Multi-soliton solutions of the sine-Gordon equation with elliptic-function background

TL;DR

This paper derives multi-soliton solutions for the sine-Gordon equation with elliptic-function background using inverse scattering, expressing solutions via theta functions and analyzing background shifts caused by solitons.

Contribution

It introduces a novel method to obtain multi-soliton solutions with elliptic backgrounds using a $4\times4$ Lax pair and provides explicit solutions and background shift analysis.

Findings

Solutions expressed by theta function determinants

Background lattice shifts due to solitons determined

Explicit kink and breather solutions presented

Abstract

The multi-soliton solution of the sine-Gordon equation in the presence of elliptic-function background is derived by the inverse scattering method.
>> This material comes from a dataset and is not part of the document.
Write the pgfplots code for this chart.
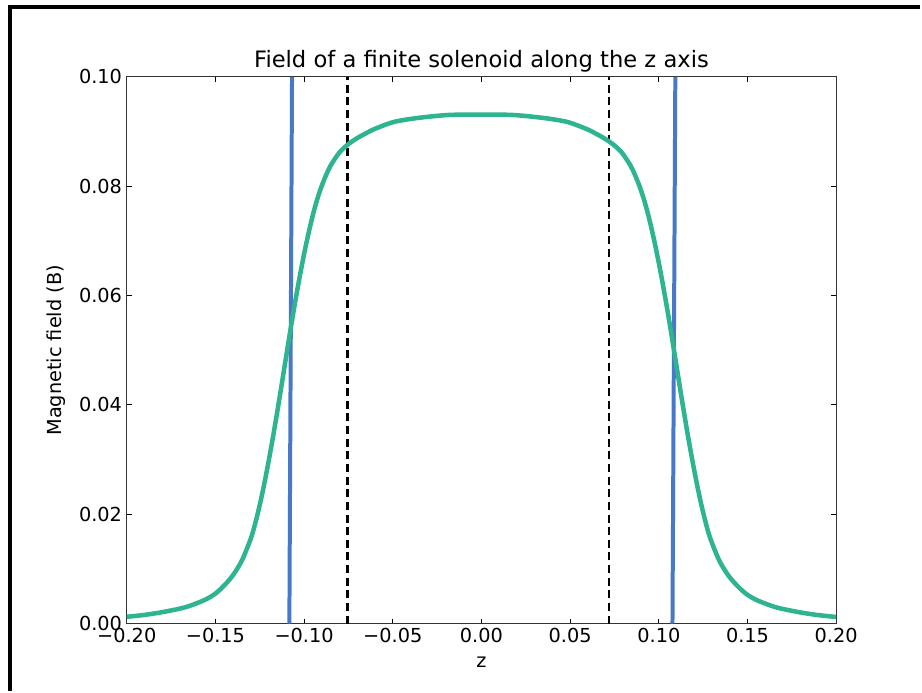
\documentclass[border=0pt]{standalone}
\usepackage{pgfplots}
\pgfplotsset{compat=1.18}
\usepackage{fontspec}
\setmainfont{DejaVu Sans}
\definecolor{fieldgreen}{RGB}{46,180,145}
\definecolor{coilblue}{RGB}{72,120,200}
\begin{document}
\begin{tikzpicture}
\begin{axis}[
name=ax,
at={(0pt,0pt)}, anchor=south west,
scale only axis,
width=533.25pt, height=411pt,
xmin=-0.2, xmax=0.2, ymin=0, ymax=0.1,
xtick={-0.2,-0.15,-0.1,-0.05,0,0.05,0.1,0.15,0.2},
xticklabels={−0.20,−0.15,−0.10,−0.05,0.00,0.05,0.10,0.15,0.20},
ytick={0,0.02,0.04,0.06,0.08,0.1},
yticklabels={0.00,0.02,0.04,0.06,0.08,0.10},
tick align=inside,
major tick length=3.75pt,
every tick/.style={black, line width=0.8pt},
axis line style={black!80, line width=1pt},
tick label style={font=\fontsize{14.5}{17}\selectfont},
label style={font=\fontsize{14.5}{17}\selectfont},
xlabel shift=4pt,
ylabel shift=3pt,
title style={font=\fontsize{17}{20}\selectfont, yshift=-6pt},
title={Field of a finite solenoid along the z axis},
xlabel={z},
ylabel={Magnetic field (B)},
clip=true,
]
% dashed markers
\addplot[black, line width=1.6pt, dash pattern=on 6pt off 3.5pt] coordinates {(-0.0755,0) (-0.0755,0.1)};
\addplot[black, line width=1.6pt, dash pattern=on 6pt off 3.5pt] coordinates {(0.0717,0) (0.0717,0.1)};
% coil ends
\addplot[coilblue, line width=3pt] coordinates {(-0.1083,0) (-0.1068,0.1)};
\addplot[coilblue, line width=3pt] coordinates {(0.1077,0) (0.1093,0.1)};
% field
\addplot[fieldgreen, line width=3.4pt, smooth] coordinates {
(-0.200,0.00125) (-0.190,0.00160) (-0.180,0.00210) (-0.170,0.00275)
(-0.165,0.00320) (-0.160,0.00380) (-0.155,0.00450) (-0.150,0.00550)
(-0.145,0.00700) (-0.140,0.00890)
(-0.135,0.01160) (-0.130,0.01560) (-0.1275,0.01840) (-0.125,0.02170)
(-0.1225,0.02550) (-0.120,0.02970) (-0.1175,0.03420) (-0.115,0.03900)
(-0.1125,0.04400) (-0.110,0.04910) (-0.1075,0.05410) (-0.105,0.05890)
(-0.1025,0.06340) (-0.100,0.06760) (-0.0975,0.07140) (-0.095,0.07480)
(-0.0925,0.07770) (-0.090,0.08010) (-0.0875,0.08210) (-0.085,0.08380)
(-0.080,0.08620) (-0.075,0.08770) (-0.070,0.08880) (-0.065,0.08970)
(-0.060,0.09050) (-0.050,0.09170) (-0.040,0.09230) (-0.030,0.09270)
(-0.020,0.09300) (-0.010,0.09310) (0.000,0.09310)
(0.009,0.09310) (0.019,0.09300) (0.029,0.09270) (0.039,0.09230)
(0.049,0.09170) (0.059,0.09050) (0.064,0.08970) (0.069,0.08880)
(0.074,0.08770) (0.079,0.08620) (0.084,0.08380) (0.0865,0.08210)
(0.089,0.08010) (0.0915,0.07770) (0.094,0.07480) (0.0965,0.07140)
(0.099,0.06760) (0.1015,0.06340) (0.104,0.05890) (0.1065,0.05410)
(0.109,0.04910) (0.1115,0.04400) (0.114,0.03900) (0.1165,0.03420)
(0.119,0.02970) (0.1215,0.02550) (0.124,0.02170) (0.1265,0.01840)
(0.129,0.01560) (0.134,0.01160) (0.139,0.00890) (0.144,0.00700)
(0.149,0.00550) (0.154,0.00450) (0.159,0.00380) (0.164,0.00320)
(0.169,0.00275) (0.179,0.00210)
(0.189,0.00160) (0.200,0.00122)
};
\end{axis}
% screenshot frame (top and left edges)
\draw[black, line width=3pt] (-87.75pt,463.5pt) -- (596.25pt,463.5pt);
\draw[black, line width=3pt] (-87.75pt,465pt) -- (-87.75pt,-50.25pt);
\path[use as bounding box] (-95.25pt,-50.25pt) rectangle (596.25pt,468.75pt);
\end{tikzpicture}
\end{document}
The key tool in our formulation is the Lax pair written by $4\times4$ matrix differential operators given by Takhtadzhyan and Faddeev in 1974, which enables us to use the conventional form of the integral representation of the Jost solutions and Krichever's theory of commuting differential operators. As a by-product we also provide generalized orthogonality and completeness relations for eigenfunctions associated with indefinite inner product. The multi-soliton solution is expressed by a determinant of theta functions and the shift of the background lattice due to solitons is also determined using addition formula. One kink and one breather solutions are presented by animated gifs.